**Problem details**
Write the data out again exactly, dropping any images it holds.

**Source material**
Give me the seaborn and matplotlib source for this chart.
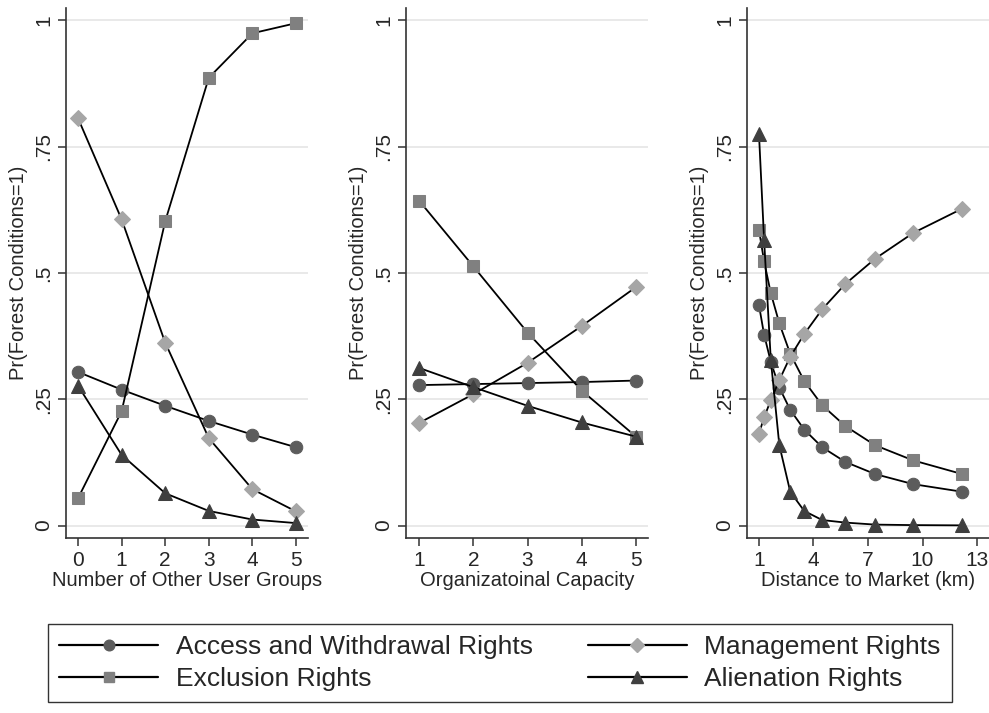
import matplotlib
matplotlib.use("Agg")
import matplotlib.pyplot as plt
import seaborn as sns
import pandas as pd
from matplotlib.lines import Line2D

# Predicted probabilities
user_groups = [0, 1, 2, 3, 4, 5]
ug_access = [0.304, 0.269, 0.237, 0.207, 0.180, 0.155]
ug_exclusion = [0.054, 0.226, 0.602, 0.886, 0.974, 0.994]
ug_management = [0.806, 0.606, 0.362, 0.173, 0.072, 0.028]
ug_alienation = [0.277, 0.140, 0.064, 0.029, 0.012, 0.005]

org_capacity = [1, 2, 3, 4, 5]
oc_access = [0.278, 0.280, 0.282, 0.284, 0.287]
oc_exclusion = [0.643, 0.513, 0.382, 0.267, 0.176]
oc_management = [0.203, 0.260, 0.322, 0.395, 0.472]
oc_alienation = [0.312, 0.274, 0.237, 0.204, 0.176]

distance = [1.0, 1.28, 1.65, 2.12, 2.72, 3.49, 4.48, 5.75, 7.39, 9.49, 12.18]
d_access = [0.436, 0.378, 0.324, 0.273, 0.229, 0.190, 0.155, 0.126, 0.102, 0.082, 0.067]
d_exclusion = [0.585, 0.523, 0.460, 0.400, 0.340, 0.286, 0.238, 0.197, 0.159, 0.129, 0.102]
d_management = [0.182, 0.214, 0.248, 0.288, 0.334, 0.379, 0.428, 0.478, 0.528, 0.579, 0.627]
d_alienation = [0.774, 0.566, 0.328, 0.159, 0.067, 0.029, 0.011, 0.006, 0.002, 0.001, 0.0005]

series_names = ["Access and Withdrawal Rights", "Exclusion Rights",
                "Management Rights", "Alienation Rights"]
markers = {"Access and Withdrawal Rights": ("o", "#5c5c5c", 9),
           "Exclusion Rights": ("s", "#808080", 8.5),
           "Management Rights": ("D", "#a6a6a6", 8),
           "Alienation Rights": ("^", "#3f3f3f", 9.5)}

panels = [
    ("Number of Other User Groups", user_groups,
     [ug_access, ug_exclusion, ug_management, ug_alienation],
     [0, 1, 2, 3, 4, 5], (-0.275, 5.275)),
    ("Organizatoinal Capacity", org_capacity,
     [oc_access, oc_exclusion, oc_management, oc_alienation],
     [1, 2, 3, 4, 5], (0.76, 5.22)),
    ("Distance to Market (km)", distance,
     [d_access, d_exclusion, d_management, d_alienation],
     [1, 4, 7, 10, 13], (0.34, 13.66)),
]

sns.set_style("white")
plt.rcParams["font.family"] = ["Liberation Sans", "DejaVu Sans"]

fig = plt.figure(figsize=(9.89, 7.13), dpi=100)
lefts = [66, 406, 747]
W, H = 989, 713

for (xlabel, xs, ys_list, xticks, xlim), left in zip(panels, lefts):
    ax = fig.add_axes([left / W, 1 - 538 / H, 242 / W, 530 / H])
    for name, ys in zip(series_names, ys_list):
        df = pd.DataFrame({"x": xs, "y": ys})
        m, c, s = markers[name]
        sns.lineplot(data=df, x="x", y="y", ax=ax, color="black", lw=1.3,
                     marker=m, markerfacecolor=c, markeredgecolor=c,
                     markersize=s, zorder=3)
    ax.set_xlim(*xlim)
    ax.set_ylim(-0.0245, 1.024)
    ax.set_xticks(xticks)
    ax.set_yticks([0, 0.25, 0.5, 0.75, 1])
    ax.set_yticklabels(["0", ".25", ".5", ".75", "1"], rotation=90, va="center")
    ax.yaxis.grid(True, color="#e5e5e5", lw=1.2)
    ax.xaxis.grid(False)
    for sp in ["top", "right"]:
        ax.spines[sp].set_visible(False)
    for sp in ["left", "bottom"]:
        ax.spines[sp].set_color("#333333")
        ax.spines[sp].set_linewidth(1.2)
    ax.tick_params(axis="both", direction="out", length=6, width=1.1,
                   color="#333333", labelsize=15, left=True, bottom=True, pad=3)
    ax.set_xlabel(xlabel, fontsize=14.5, labelpad=1)
    ax.set_ylabel("Pr(Forest Conditions=1)", fontsize=14.5, labelpad=5)

handles = []
for name in series_names:
    m, c, s = markers[name]
    handles.append(Line2D([], [], color="black", lw=1.6, marker=m,
                          markerfacecolor=c, markeredgecolor=c, markersize=s * 0.85))
leg = fig.legend(handles, series_names,
                 loc="center", bbox_to_anchor=(500 / W, 1 - 663 / H), ncol=2,
                 fontsize=19, frameon=True, fancybox=False, edgecolor="black",
                 handlelength=3.75, columnspacing=2.1, labelspacing=0.3,
                 borderpad=0.42, handletextpad=0.65)
leg.get_frame().set_linewidth(1.0)

fig.savefig("out.png", dpi=100)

**Exercise solution**
Give me the seaborn and matplotlib source for this chart.
import matplotlib
matplotlib.use("Agg")
import matplotlib.pyplot as plt
import seaborn as sns
import pandas as pd
from matplotlib.lines import Line2D

# Predicted probabilities
user_groups = [0, 1, 2, 3, 4, 5]
ug_access = [0.304, 0.269, 0.237, 0.207, 0.180, 0.155]
ug_exclusion = [0.054, 0.226, 0.602, 0.886, 0.974, 0.994]
ug_management = [0.806, 0.606, 0.362, 0.173, 0.072, 0.028]
ug_alienation = [0.277, 0.140, 0.064, 0.029, 0.012, 0.005]

org_capacity = [1, 2, 3, 4, 5]
oc_access = [0.278, 0.280, 0.282, 0.284, 0.287]
oc_exclusion = [0.643, 0.513, 0.382, 0.267, 0.176]
oc_management = [0.203, 0.260, 0.322, 0.395, 0.472]
oc_alienation = [0.312, 0.274, 0.237, 0.204, 0.176]

distance = [1.0, 1.28, 1.65, 2.12, 2.72, 3.49, 4.48, 5.75, 7.39, 9.49, 12.18]
d_access = [0.436, 0.378, 0.324, 0.273, 0.229, 0.190, 0.155, 0.126, 0.102, 0.082, 0.067]
d_exclusion = [0.585, 0.523, 0.460, 0.400, 0.340, 0.286, 0.238, 0.197, 0.159, 0.129, 0.102]
d_management = [0.182, 0.214, 0.248, 0.288, 0.334, 0.379, 0.428, 0.478, 0.528, 0.579, 0.627]
d_alienation = [0.774, 0.566, 0.328, 0.159, 0.067, 0.029, 0.011, 0.006, 0.002, 0.001, 0.0005]

series_names = ["Access and Withdrawal Rights", "Exclusion Rights",
                "Management Rights", "Alienation Rights"]
markers = {"Access and Withdrawal Rights": ("o", "#5c5c5c", 9),
           "Exclusion Rights": ("s", "#808080", 8.5),
           "Management Rights": ("D", "#a6a6a6", 8),
           "Alienation Rights": ("^", "#3f3f3f", 9.5)}

panels = [
    ("Number of Other User Groups", user_groups,
     [ug_access, ug_exclusion, ug_management, ug_alienation],
     [0, 1, 2, 3, 4, 5], (-0.275, 5.275)),
    ("Organizatoinal Capacity", org_capacity,
     [oc_access, oc_exclusion, oc_management, oc_alienation],
     [1, 2, 3, 4, 5], (0.76, 5.22)),
    ("Distance to Market (km)", distance,
     [d_access, d_exclusion, d_management, d_alienation],
     [1, 4, 7, 10, 13], (0.34, 13.66)),
]

sns.set_style("white")
plt.rcParams["font.family"] = ["Liberation Sans", "DejaVu Sans"]

fig = plt.figure(figsize=(9.89, 7.13), dpi=100)
lefts = [66, 406, 747]
W, H = 989, 713

for (xlabel, xs, ys_list, xticks, xlim), left in zip(panels, lefts):
    ax = fig.add_axes([left / W, 1 - 538 / H, 242 / W, 530 / H])
    for name, ys in zip(series_names, ys_list):
        df = pd.DataFrame({"x": xs, "y": ys})
        m, c, s = markers[name]
        sns.lineplot(data=df, x="x", y="y", ax=ax, color="black", lw=1.3,
                     marker=m, markerfacecolor=c, markeredgecolor=c,
                     markersize=s, zorder=3)
    ax.set_xlim(*xlim)
    ax.set_ylim(-0.0245, 1.024)
    ax.set_xticks(xticks)
    ax.set_yticks([0, 0.25, 0.5, 0.75, 1])
    ax.set_yticklabels(["0", ".25", ".5", ".75", "1"], rotation=90, va="center")
    ax.yaxis.grid(True, color="#e5e5e5", lw=1.2)
    ax.xaxis.grid(False)
    for sp in ["top", "right"]:
        ax.spines[sp].set_visible(False)
    for sp in ["left", "bottom"]:
        ax.spines[sp].set_color("#333333")
        ax.spines[sp].set_linewidth(1.2)
    ax.tick_params(axis="both", direction="out", length=6, width=1.1,
                   color="#333333", labelsize=15, left=True, bottom=True, pad=3)
    ax.set_xlabel(xlabel, fontsize=14.5, labelpad=1)
    ax.set_ylabel("Pr(Forest Conditions=1)", fontsize=14.5, labelpad=5)

handles = []
for name in series_names:
    m, c, s = markers[name]
    handles.append(Line2D([], [], color="black", lw=1.6, marker=m,
                          markerfacecolor=c, markeredgecolor=c, markersize=s * 0.85))
leg = fig.legend(handles, series_names,
                 loc="center", bbox_to_anchor=(500 / W, 1 - 663 / H), ncol=2,
                 fontsize=19, frameon=True, fancybox=False, edgecolor="black",
                 handlelength=3.75, columnspacing=2.1, labelspacing=0.3,
                 borderpad=0.42, handletextpad=0.65)
leg.get_frame().set_linewidth(1.0)

fig.savefig("out.png", dpi=100)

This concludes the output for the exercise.